From Theory to Execution: Your Edge Scoring Workflow
Here's the systematic process for identifying prediction market arbitrage:
Step 1: Market Screening (Daily)
- Scan Polymarket for upcoming events in your areas of expertise
- Filter for markets with >$50K volume (adequate liquidity)
- Identify events where you can build credible probability models
Step 2: Model Building (2-4 hours per event)
- Gather relevant data sources
- Build or update your probability model
- Calculate true probability with confidence intervals
- Document assumptions and methodology
Step 3: Edge Calculation (5 minutes)
- Compare true probability to current market price
- Calculate edge score
- Determine if edge exceeds your minimum threshold (typically 15-20%)

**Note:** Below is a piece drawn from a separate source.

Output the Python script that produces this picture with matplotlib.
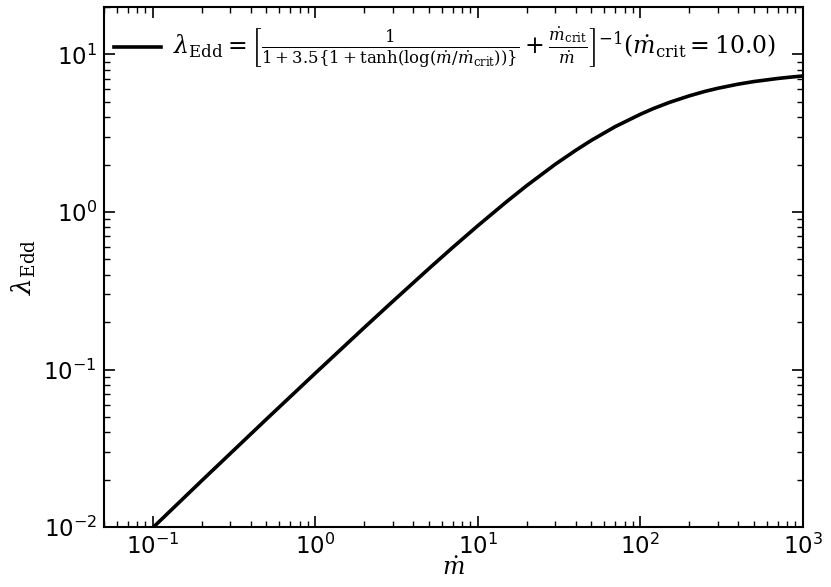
import numpy as np
import matplotlib
matplotlib.use("Agg")
import matplotlib.pyplot as plt

plt.rcParams['mathtext.fontset'] = 'dejavuserif'

# accretion rate (mdot) and Eddington ratio
mdot = [0.05, 0.1, 0.2, 0.5, 1, 2, 3, 5, 7, 10, 15, 20, 30, 40, 50, 70,
        100, 120, 150, 200, 250, 300, 400, 500, 700, 850, 1000]
lam_edd = [0.00498, 0.00991, 0.0197, 0.0484, 0.0948, 0.1845, 0.271, 0.437,
           0.595, 0.818, 1.16, 1.47, 2.01, 2.46, 2.85, 3.48,
           4.17, 4.53, 4.95, 5.46, 5.83, 6.10, 6.48, 6.73, 7.04, 7.19, 7.30]

label = (r'$\lambda_{\rm Edd}=\left[\frac{1}{1+3.5\{1+\tanh(\log(\dot{m}/\dot{m}_{\rm crit}))\}}'
         r'+\frac{\dot{m}_{\rm crit}}{\dot{m}}\right]^{-1}(\dot{m}_{\rm crit}=10.0)$')

fig = plt.figure(figsize=(8.31, 5.87), dpi=100)
ax = fig.add_axes([0.125, 0.102, 0.841, 0.886])

ax.plot(mdot, lam_edd, color='black', lw=2.6, label=label)
ax.set_xscale('log')
ax.set_yscale('log')
ax.set_xlim(0.05, 1000)
ax.set_ylim(0.01, 20)

ax.set_xlabel(r'$\dot{m}$', fontsize=17, labelpad=-2)
ax.set_ylabel(r'$\lambda_{\rm Edd}$', fontsize=19, labelpad=4)

for s in ax.spines.values():
    s.set_linewidth(1.5)
ax.tick_params(which='both', direction='in', top=True, right=True, labelsize=16.5)
ax.tick_params(which='major', length=8, width=1.2, pad=5)
ax.tick_params(which='minor', length=4, width=1.0)

ax.legend(loc='upper left', bbox_to_anchor=(-0.003, 0.986), frameon=False,
          fontsize=17, handlelength=2.0, handletextpad=0.5,
          borderaxespad=0.2, borderpad=0.3)

fig.savefig('out.png', dpi=100)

Step 4: Position Entry (15-30 minutes)
- Calculate position size using Kelly Criterion
- Set limit orders to avoid slippage
- Document entry price, edge score, and thesis
Step 5: Monitoring & Updating (Daily)
- Check for new information affecting true probability
- Recalculate edge score at current prices
- Adjust position if edge score changes significantly
- Set alerts for price thresholds
Step 6: Exit & Post-Mortem (After resolution)
- Close position at optimal time (usually at resolution)
- Calculate actual return vs expected value
- Document what your model got right and wrong
- Refine methodology for future trades
Turn Edge Scoring Into Consistent Returns
Understanding how to make money on Polymarket comes down to systematic edge identification. When you approach prediction market arbitrage with rigorous probability modeling and disciplined position sizing, event markets transform from speculation into calculated investments.
The traders making consistent returns aren't the ones with the hottest takes or the boldest predictions. They're the ones who've built robust models, calculated true probabilities, and deployed capital exclusively where edge scores justify the risk.
Every political election, sports championship, and corporate milestone creates dozens of markets. Most trade near fair value. But several times per month, the crowd gets it materially wrong—and that's where edge scoring turns market inefficiency into profit.